3. Bring 3 quart pot of water to boil, add pasta, cook al dente.
4. Season meat, go out and grill!
5. Add cheese to skillet, whisk til smooth. Add salt and pepper to taste. Cover and keep warm til everything else is done.
6. Toss cheese mixture with pasta, serve with yummy meat!
The blue cheese gives this an unexpected nip. This recipe can serve 6 with 1-cup pasta servings...although my boys had more! In the past I have added fresh Italian parsley to the pasta, but it was the nasty Daylight Savings day so I rebelled.

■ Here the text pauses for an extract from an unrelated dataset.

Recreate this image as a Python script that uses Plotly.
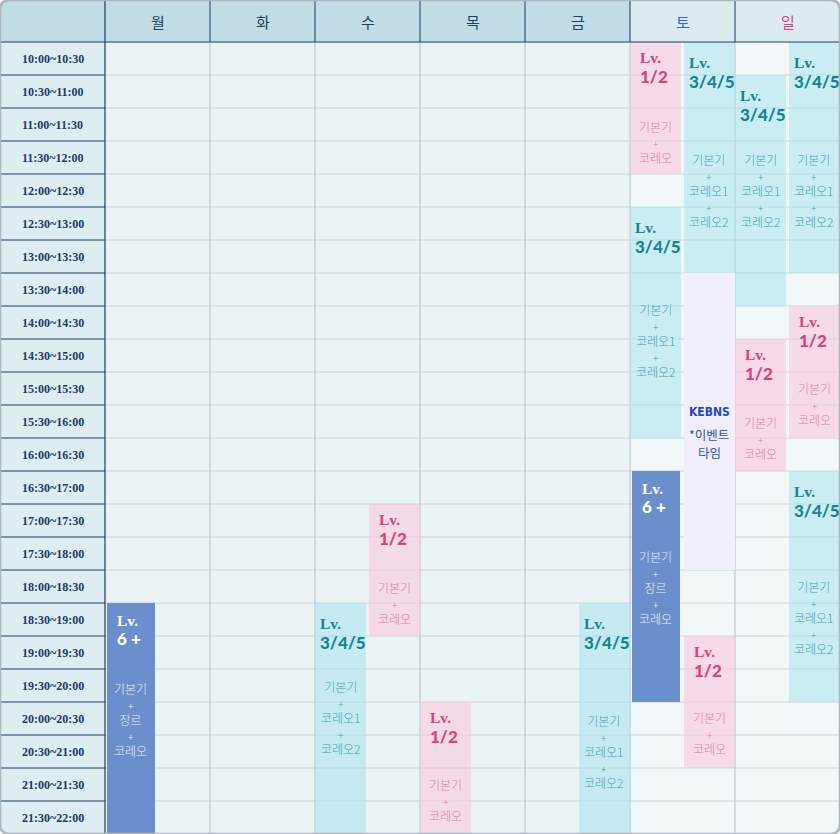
import plotly.graph_objects as go

# ---- data ----
DAYS = ["월", "화", "수", "목", "금", "토", "일"]
WEEKEND = ["토", "일"]
TIME_SLOTS = [
    "10:00~10:30", "10:30~11:00", "11:00~11:30", "11:30~12:00",
    "12:00~12:30", "12:30~13:00", "13:00~13:30", "13:30~14:00",
    "14:00~14:30", "14:30~15:00", "15:00~15:30", "15:30~16:00",
    "16:00~16:30", "16:30~17:00", "17:00~17:30", "17:30~18:00",
    "18:00~18:30", "18:30~19:00", "19:00~19:30", "19:30~20:00",
    "20:00~20:30", "20:30~21:00", "21:00~21:30", "21:30~22:00",
]

class_days = ["월", "수", "수", "목", "금", "토", "토", "토", "토", "토", "일", "일", "일", "일", "일"]
class_sides = ["L", "L", "R", "L", "R", "L", "R", "L", "L", "R", "L", "R", "L", "R", "R"]
class_start = ["18:30", "18:30", "17:00", "20:00", "18:30", "10:00", "10:00", "12:30",
               "16:30", "19:00", "10:30", "10:00", "14:30", "14:00", "16:30"]
class_end = ["22:00", "22:00", "19:00", "22:00", "22:00", "12:00", "13:30", "16:00",
             "20:00", "21:00", "14:00", "13:30", "16:30", "16:00", "20:00"]
class_levels = ["6 +", "3/4/5", "1/2", "1/2", "3/4/5", "1/2", "3/4/5", "3/4/5",
                "6 +", "1/2", "3/4/5", "3/4/5", "1/2", "1/2", "3/4/5"]
# where the curriculum text sits in each block
class_desc_at = ["20:16", "20:14", "18:30", "21:29", "20:45", "11:31", "12:15", "14:31",
                 "18:16", "20:28", "12:15", "12:15", "16:00", "15:29", "18:43"]

LEVEL_DESC = {
    "1/2": ["기본기", "코레오"],
    "3/4/5": ["기본기", "코레오1", "코레오2"],
    "6 +": ["기본기", "장르", "코레오"],
}

event_day = "토"
event_side = "R"
event_start = "13:30"
event_end = "18:00"
event_logo = "KEBNS"
event_lines = ["*이벤트", "타임"]

# ---- styles ----
NAVY = "#1d3a66"
GRID_H = "#cbd4da"
GRID_V = "#b6bec6"
STYLE = {
    "1/2": dict(fill="rgba(250,200,222,0.62)", title="#de3f7e", desc="#e27aa8",
                pad=8, off=(15, 34), width=0.49),
    "3/4/5": dict(fill="rgba(172,227,238,0.58)", title="#14858f", desc="#45a3ae",
                  pad=3, off=(20, 39), width=0.49),
    "6 +": dict(fill="#6b8fcd", title="#ffffff", desc="#e9eef8",
                pad=8, off=(17, 35), width=0.46),
}
HEAD = 42 / 66  # header height in hours
Y_TOP = 10 - HEAD


def hours(t):
    h, m = t.split(":")
    return int(h) + int(m) / 60


def col(d):
    return DAYS.index(d) + 1


fig = go.Figure()
shapes = []
ann = []

# backgrounds
shapes.append(dict(type="rect", xref="x", yref="y", x0=0, x1=1, y0=Y_TOP, y1=22,
                   fillcolor="#deedf2", line_width=0, layer="below"))
shapes.append(dict(type="rect", xref="x", yref="y", x0=0, x1=1, y0=Y_TOP, y1=10,
                   fillcolor="#c2dde6", line_width=0, layer="below"))
for d in DAYS:
    c = col(d)
    wk = d in WEEKEND
    shapes.append(dict(type="rect", xref="x", yref="y", x0=c, x1=c + 1, y0=10, y1=22,
                       fillcolor="#f2f8fa" if wk else "#eaf3f6", line_width=0, layer="below"))
    shapes.append(dict(type="rect", xref="x", yref="y", x0=c, x1=c + 1, y0=Y_TOP, y1=10,
                       fillcolor="#dcebf0" if wk else "#c2dde6", line_width=0, layer="below"))

# grid lines
for i in range(1, len(TIME_SLOTS)):
    y = 10 + i / 2
    shapes.append(dict(type="line", xref="x", yref="y", x0=1, x1=8, y0=y, y1=y,
                       line=dict(color=GRID_H, width=1), layer="below"))
    shapes.append(dict(type="line", xref="x", yref="y", x0=0, x1=1, y0=y, y1=y,
                       line=dict(color=NAVY, width=1), layer="above"))
for c in range(2, 8):
    shapes.append(dict(type="line", xref="x", yref="y", x0=c, x1=c, y0=10, y1=22,
                       line=dict(color=GRID_V, width=1), layer="below"))
    shapes.append(dict(type="line", xref="x", yref="y", x0=c, x1=c, y0=Y_TOP, y1=10,
                       line=dict(color=NAVY, width=1), layer="above"))
shapes.append(dict(type="line", xref="x", yref="y", x0=1, x1=1, y0=Y_TOP, y1=22,
                   line=dict(color=NAVY, width=1.2), layer="above"))
shapes.append(dict(type="line", xref="x", yref="y", x0=0, x1=8, y0=10, y1=10,
                   line=dict(color=NAVY, width=1.2), layer="above"))

# class blocks
bx, by, bb, bw, bc = [], [], [], [], []
for d, s, t0, t1, lv, da in zip(class_days, class_sides, class_start, class_end,
                                 class_levels, class_desc_at):
    st = STYLE[lv]
    c = col(d)
    w = st["width"]
    left = c + (0.015 if lv == "6 +" else 0) if s == "L" else c + 1 - w
    cx = left + w / 2
    bx.append(cx)
    by.append(hours(t1) - hours(t0))
    bb.append(hours(t0))
    bw.append(w)
    bc.append(st["fill"])
    ann.append(dict(x=left, y=hours(t0), xref="x", yref="y", text="Lv.", showarrow=False,
                    xanchor="left", yanchor="middle", xshift=st["pad"], yshift=-st["off"][0],
                    font=dict(family="Liberation Serif", size=15.5, color=st["title"], weight="bold")))
    ann.append(dict(x=left, y=hours(t0), xref="x", yref="y", text=lv, showarrow=False,
                    xanchor="left", yanchor="middle", xshift=st["pad"], yshift=-st["off"][1],
                    font=dict(family="Lato", size=17, color=st["title"], weight=900)))
    lines = LEVEL_DESC[lv]
    txt = "<br><span style='font-size:10px'>+</span><br>".join(lines)
    ann.append(dict(x=cx, y=hours(da), xref="x", yref="y", text=txt, showarrow=False,
                    xanchor="center", yanchor="middle",
                    font=dict(family="Noto Sans CJK KR", size=12, color=st["desc"], weight=300)))

fig.add_trace(go.Bar(x=bx, y=by, base=bb, width=bw, marker=dict(color=bc, line_width=0),
                     hoverinfo="skip"))

# event block
ec = col(event_day)
ew = 0.49
ecx = ec + 1 - ew / 2 if event_side == "R" else ec + ew / 2
fig.add_trace(go.Bar(x=[ecx], y=[hours(event_end) - hours(event_start)], base=[hours(event_start)],
                     width=[ew], marker=dict(color="#f0effb", line_width=0), hoverinfo="skip"))
emid = (hours(event_start) + hours(event_end)) / 2
ann.append(dict(x=ecx, y=emid, xref="x", yref="y", text="<b>" + event_logo + "</b>", showarrow=False,
                xanchor="center", yanchor="middle", yshift=10,
                font=dict(family="DejaVu Sans Condensed", size=12, color="#2246d6")))
for k, line in enumerate(event_lines):
    ann.append(dict(x=ecx, y=emid, xref="x", yref="y", text=line, showarrow=False,
                    xanchor="center", yanchor="middle", yshift=-13 - 18 * k,
                    font=dict(family="Noto Sans CJK KR", size=12.5, color="#2d4fc8")))

# time labels
for i, lab in enumerate(TIME_SLOTS):
    ann.append(dict(x=0.5, y=10 + i / 2 + 0.25, xref="x", yref="y", text="<b>" + lab + "</b>",
                    showarrow=False, xanchor="center", yanchor="middle",
                    font=dict(family="Liberation Serif", size=12, color="#1b3a68")))

# header day names
DAY_COLOR = {"토": "#3a60d2", "일": "#e0407f"}
for d in DAYS:
    ann.append(dict(x=col(d) + 0.5, y=(Y_TOP + 10) / 2, xref="x", yref="y", text=d,
                    showarrow=False, xanchor="center", yanchor="middle",
                    font=dict(family="Noto Sans CJK KR", size=15, color=DAY_COLOR.get(d, "#213f63"))))

# rounded outer frame
rx, ry = 10 / 840, 10 / 834
for px, py, sx, sy in [(0, 0, 1, 1), (1, 0, -1, 1), (1, 1, -1, -1), (0, 1, 1, -1)]:
    shapes.append(dict(type="path", xref="paper", yref="paper",
                       path=f"M {px},{py} L {px + sx * rx},{py} Q {px},{py} {px},{py + sy * ry} Z",
                       fillcolor="white", line_width=0, layer="above"))
frame = (f"M {rx},0 L {1 - rx},0 Q 1,0 1,{ry} L 1,{1 - ry} Q 1,1 {1 - rx},1 "
         f"L {rx},1 Q 0,1 0,{1 - ry} L 0,{ry} Q 0,0 {rx},0 Z")
shapes.append(dict(type="path", xref="paper", yref="paper", path=frame,
                   line=dict(color="#aeb6be", width=2.5), layer="above"))

fig.update_layout(
    width=840, height=834,
    margin=dict(l=0, r=0, t=0, b=0),
    paper_bgcolor="white", plot_bgcolor="white",
    showlegend=False, barmode="overlay", bargap=0,
    xaxis=dict(range=[0, 8], visible=False, fixedrange=True),
    yaxis=dict(range=[22, Y_TOP], visible=False, fixedrange=True),
    shapes=shapes, annotations=ann,
)

fig.write_html("out.html", config={"displayModeBar": False},
               post_script="document.body.style.margin='0';document.body.style.overflow='hidden';")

Spot? She is so self-serving! She only gives this 4 paws because when we slice the meat, we toss tidbits into her bowl
Saturday, March 10, 2012
Daylight Savings Luscious Meatloaf
This recipe is morphed from the Lost Summer, the one where I had two broken feet and had to learn to walk again, and my hub had emergency appendicitis surgery. It's a blur to us but we were well-fed by many church friends. This meatloaf recipe was from the famous "Cooks" recipe. At that time, we gobbled it up. De-lish! Haven't tried to make it since then, and that's back in the day when I thought lots of cooking was complicated.
INGREDIENTS:
2 lbs mixture of extra lean ground beef and low fat turkey
1 large red onion, casually diced
8 cloves of garlic, minced (less if you fear garlic breath)

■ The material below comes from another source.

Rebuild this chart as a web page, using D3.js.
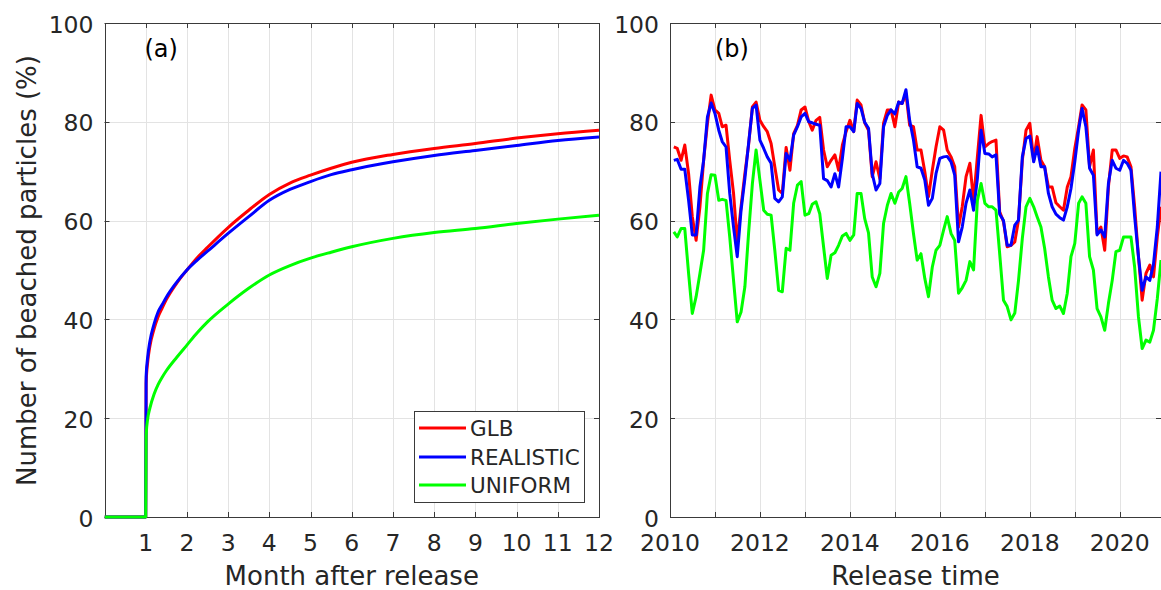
<!DOCTYPE html>
<html><head><meta charset="utf-8">
<script src="https://cdn.jsdelivr.net/npm/d3@7"></script>
<style>
body{margin:0;background:#fff}
svg{display:block}
text{font-family:"DejaVu Sans",sans-serif;fill:#262626}
</style>
</head><body>
<svg id="c" width="1161" height="590"></svg>
<script>
// ---------- data: panel (a) cumulative beaching vs month after release ----------
const monthsAfter = [0, 1, 1.01, 1.05, 1.1, 1.2, 1.3, 1.4, 1.5, 1.75, 2, 2.25, 2.5, 3, 3.5, 4, 4.5, 5, 5.5, 6, 7, 8, 9, 10, 11, 12];
const cumGLB      = [0, 0, 27.0, 31.5, 34.5, 38.0, 40.5, 42.3, 44.0, 47.3, 50.0, 52.5, 54.6, 58.6, 62.1, 65.3, 67.6, 69.2, 70.6, 71.8, 73.4, 74.6, 75.6, 76.7, 77.6, 78.3];
const cumREALISTIC= [0, 0, 28.5, 32.5, 35.5, 39.0, 41.5, 43.0, 44.5, 47.5, 50.0, 52.0, 53.8, 57.4, 60.8, 64.1, 66.3, 67.9, 69.3, 70.3, 71.9, 73.2, 74.2, 75.2, 76.2, 76.9];
const cumUNIFORM  = [0, 0, 16.5, 20.0, 22.0, 24.8, 26.8, 28.3, 29.6, 32.3, 34.8, 37.3, 39.5, 43.1, 46.3, 49.0, 50.9, 52.4, 53.6, 54.7, 56.4, 57.6, 58.4, 59.4, 60.3, 61.1];

// ---------- data: panel (b) beached fraction vs release time (monthly, Feb 2010 - Dec 2020) ----------
const releaseTimes = d3.timeMonth.range(new Date(2010, 1, 1), new Date(2021, 0, 1));
const tsGLB = [74.9,74.6,72.2,75.3,69.5,60.8,56.0,62.8,72.2,79.7,85.4,82.4,81.7,79.0,79.3,72.2,65.5,55.7,62.8,69.5,
  75.3,83.0,84.0,80.3,79.0,78.0,75.6,70.9,66.2,65.5,74.8,70.2,77.6,79.3,82.4,83.0,80.0,78.3,80.3,80.9,
  74.3,70.9,72.2,73.3,70.2,75.3,78.0,80.3,78.0,84.4,83.4,79.8,78.3,68.9,71.9,68.5,79.7,82.4,82.4,79.0,
  84.0,83.7,85.7,79.3,79.0,74.3,74.3,69.9,64.8,70.2,74.9,79.0,78.3,74.3,72.9,70.9,58.7,62.8,68.9,71.6,
  64.1,72.9,81.3,74.9,75.6,76.0,76.3,61.8,59.8,54.7,55.0,55.7,60.1,72.2,78.3,79.7,72.2,77.0,72.2,70.9,
  66.8,66.8,63.6,62.8,62.1,66.8,68.9,74.6,79.0,83.4,82.4,70.9,74.3,57.4,58.7,54.0,66.8,74.3,74.3,72.6,
  73.1,72.9,70.9,62.8,52.7,43.9,49.3,51.0,48.6,56.7,62.8];
const tsREALISTIC = [72.2,72.4,70.4,70.4,64.1,57.1,57.1,66.8,72.2,81.0,83.8,81.7,78.3,76.0,74.9,65.5,58.7,52.7,62.1,68.5,
  75.6,82.7,83.4,76.3,74.6,72.9,71.6,64.5,63.8,64.8,73.6,72.2,77.3,79.0,81.0,81.7,80.0,79.8,79.5,79.3,
  68.5,68.1,66.8,69.5,66.8,72.6,79.0,79.0,78.0,83.7,82.7,79.9,78.7,69.5,66.2,67.5,79.0,81.3,82.4,81.6,
  84.0,83.7,86.5,80.3,76.3,70.9,70.6,68.2,63.1,64.5,69.5,72.6,72.9,73.0,71.9,69.2,55.7,58.7,63.5,66.2,
  62.1,68.5,78.3,73.6,73.5,72.9,73.3,61.3,60.0,55.0,55.0,59.1,60.1,72.9,76.6,77.1,71.9,74.9,70.9,70.9,
  65.5,62.8,61.3,60.6,60.1,62.8,66.5,71.9,78.3,82.7,79.0,70.6,69.2,57.1,58.1,56.7,67.5,72.2,70.6,70.2,
  72.2,71.6,70.2,60.8,52.7,45.9,48.6,47.9,51.2,58.7,69.9];
const tsUNIFORM = [57.7,56.7,58.4,58.4,49.3,41.2,44.6,49.3,54.0,65.5,69.3,69.2,64.1,64.3,64.1,56.7,47.9,39.5,41.5,46.6,
  57.4,67.5,74.3,68.2,62.1,61.3,61.1,54.0,45.9,45.6,54.4,54.0,63.5,67.2,67.9,61.1,61.4,63.3,63.8,61.4,
  54.7,48.3,53.0,53.5,55.0,56.9,57.4,56.0,57.1,65.5,65.5,60.4,57.5,48.6,46.6,49.3,59.4,63.1,65.5,63.5,
  65.8,66.5,68.9,63.5,57.4,52.0,53.3,48.3,44.6,50.6,54.0,55.0,58.1,60.8,57.4,56.0,45.3,46.4,47.9,51.7,
  50.0,64.1,67.5,63.5,62.8,62.8,62.1,53.3,43.9,42.6,39.9,41.3,47.9,56.4,62.8,64.5,62.8,60.8,58.7,54.4,
  48.6,43.9,42.2,42.7,41.2,45.3,52.7,55.4,63.5,64.8,63.5,52.7,50.0,42.2,40.5,37.8,43.2,47.9,53.7,54.0,
  56.7,56.7,56.7,50.6,40.5,34.1,35.8,35.4,37.8,44.2,52.0];

const seriesNames  = ["GLB", "REALISTIC", "UNIFORM"];
const seriesColors = ["#ff0000", "#0000ff", "#00ff00"];
const yTicks = [0, 20, 40, 60, 80, 100];
const monthTicks = [1, 2, 3, 4, 5, 6, 7, 8, 9, 10, 11, 12];
const yearTicks = [2010, 2011, 2012, 2013, 2014, 2015, 2016, 2017, 2018, 2019, 2020];
const yearLabels = ["2010", "", "2012", "", "2014", "", "2016", "", "2018", "", "2020"];

// ---------- drawing ----------
const svg = d3.select("#c");
const yTop = 23, yBottom = 517;
const axisCol = "#3a3a3a", gridCol = "#e3e3e3";
const y = d3.scaleLinear().domain([0, 100]).range([yBottom, yTop]);

const xa = d3.scaleLinear().domain([0, 12]).range([104.5, 599]);
const xb = d3.scaleTime().domain([new Date(2010, 0, 1), new Date(2020, 11, 1)]).range([670, 1161]);

function panel(g, xTickPos, xTickLabels, xTitle, tag, x0, x1, id) {
  g.append("g").selectAll("line").data(xTickPos.filter(p => p > x0 + 1 && p < x1 - 1)).join("line")
    .attr("x1", d => Math.round(d) + 0.5).attr("x2", d => Math.round(d) + 0.5)
    .attr("y1", yTop).attr("y2", yBottom).attr("stroke", gridCol).attr("stroke-width", 1);
  g.append("g").selectAll("line").data(yTicks.filter(t => t > 0 && t < 100)).join("line")
    .attr("x1", x0).attr("x2", x1).attr("y1", d => Math.round(y(d)) + 0.5).attr("y2", d => Math.round(y(d)) + 0.5)
    .attr("stroke", gridCol).attr("stroke-width", 1);
  svg.append("clipPath").attr("id", id).append("rect")
    .attr("x", x0).attr("y", yTop - 2).attr("width", x1 - x0).attr("height", yBottom - yTop + 4);
  g.append("rect").attr("x", Math.round(x0) + 0.5).attr("y", yTop + 0.5)
    .attr("width", Math.round(x1) - Math.round(x0)).attr("height", yBottom - yTop)
    .attr("fill", "none").attr("stroke", axisCol).attr("stroke-width", 1);
  const tk = 5;
  g.append("g").selectAll("line").data(xTickPos).join("line")
    .attr("x1", d => Math.round(d) + 0.5).attr("x2", d => Math.round(d) + 0.5)
    .attr("y1", yBottom).attr("y2", yBottom - tk).attr("stroke", axisCol);
  g.append("g").selectAll("line").data(xTickPos).join("line")
    .attr("x1", d => Math.round(d) + 0.5).attr("x2", d => Math.round(d) + 0.5)
    .attr("y1", yTop).attr("y2", yTop + tk).attr("stroke", axisCol);
  g.append("g").selectAll("line").data(yTicks).join("line")
    .attr("x1", x0).attr("x2", x0 + tk).attr("y1", d => Math.round(y(d)) + 0.5).attr("y2", d => Math.round(y(d)) + 0.5)
    .attr("stroke", axisCol);
  g.append("g").selectAll("line").data(yTicks).join("line")
    .attr("x1", x1).attr("x2", x1 - tk).attr("y1", d => Math.round(y(d)) + 0.5).attr("y2", d => Math.round(y(d)) + 0.5)
    .attr("stroke", axisCol);
  g.append("g").selectAll("text").data(yTicks).join("text")
    .attr("x", x0 - 11).attr("y", d => y(d) + 9.5).attr("text-anchor", "end")
    .style("font-size", "23.5px").text(d => d);
  g.append("g").selectAll("text").data(xTickPos.map((p, i) => [p, xTickLabels[i]])).join("text")
    .attr("x", d => d[0]).attr("y", 550.5).attr("text-anchor", "middle")
    .style("font-size", "23.5px").text(d => d[1]);
  g.append("text").attr("x", (x0 + x1) / 2).attr("y", 585).attr("text-anchor", "middle")
    .style("font-size", "26px").text(xTitle);
  g.append("text").attr("x", x0 + (tag === "(a)" ? 40 : 45)).attr("y", 57)
    .style("font-size", "24px").style("fill", "#000").text(tag);
}

const ga = svg.append("g");
panel(ga, monthTicks.map(xa), monthTicks.map(String), "Month after release", "(a)", 104.5, 599, "clipA");
const gb = svg.append("g");
panel(gb, yearTicks.map(t => xb(new Date(t, 0, 1))), yearLabels, "Release time", "(b)", 670, 1161, "clipB");

svg.append("text").attr("transform", "translate(36,270.5) rotate(-90)").attr("text-anchor", "middle")
  .style("font-size", "26px").text("Number of beached particles (%)");

const cumSeries = [cumGLB, cumREALISTIC, cumUNIFORM];
const lineA = d3.line().x((d, i) => xa(monthsAfter[i])).y(d => y(d)).curve(d3.curveMonotoneX);
ga.append("g").attr("clip-path", "url(#clipA)").selectAll("path").data(cumSeries).join("path")
  .attr("d", lineA).attr("fill", "none").attr("stroke", (d, i) => seriesColors[i])
  .attr("stroke-width", 3).attr("stroke-linejoin", "round");

const tsSeries = [tsGLB, tsREALISTIC, tsUNIFORM];
const lineB = d3.line().x((d, i) => xb(releaseTimes[i])).y(d => y(d));
gb.append("g").attr("clip-path", "url(#clipB)").selectAll("path").data(tsSeries).join("path")
  .attr("d", lineB).attr("fill", "none").attr("stroke", (d, i) => seriesColors[i])
  .attr("stroke-width", 3).attr("stroke-linejoin", "round");

const lg = ga.append("g");
lg.append("rect").attr("x", 414.5).attr("y", 411.5).attr("width", 170).attr("height", 91)
  .attr("fill", "#fff").attr("stroke", axisCol).attr("stroke-width", 1);
const legY = [428, 457, 485];
seriesNames.forEach((n, i) => {
  lg.append("line").attr("x1", 419).attr("x2", 466).attr("y1", legY[i]).attr("y2", legY[i])
    .attr("stroke", seriesColors[i]).attr("stroke-width", 3);
  lg.append("text").attr("x", 470).attr("y", legY[i] + 8).style("font-size", "21.5px").text(n);
});
</script>
</body></html>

3 TBSP extra virgin olive oil
Kosher salt
Ground pepper
2 large eggs
Up to 1 cup heavy whipping cream
4 - 6 TBSP whipped butter
2 TBSP Dijon mustard
2 TBSP Worcestershire Sauce
1/3 cup fresh Cilantro flakes
1/3 cup mayonaise (Hellmanns!)
1 1/2 - 1 3/4 cups Italian bread crumbs
COOKING:
1. In large skillet (to be be used later when you make your gravy), cook onion and garlic in olive oil with pinch of salt til soft. Cover and stir every once in awhile. Leave some of the onions to flavor your gravy...
2. Preheat oven to 350.
3. While onion mixture is cooking, set up large bowl with the following: Big smatter of Kosher salt, ground pepper to taste (we like lots), eggs, Dijon, Mayo, Worcestershire, Cilantro, 1/3 cup Whipping cream - whisk well
4. When onion mixture is cooked til soft, add contents to big bowl, whisk - then add the meat (This is where I ask my hubby to mash up the ingredients b/c his fingers hold less water than mine = ring comes off easier)
5. Hand-mix all to fit baking dish. Pat firmly. Bake until instant temp reads 160, approx 1 hour and 10 minutes.
6. While meatloaf is cooking, prepare side dishes. We like mashed potos and gravy. Tonite I made the potos with heavy cream and whipped butter. Very smooth!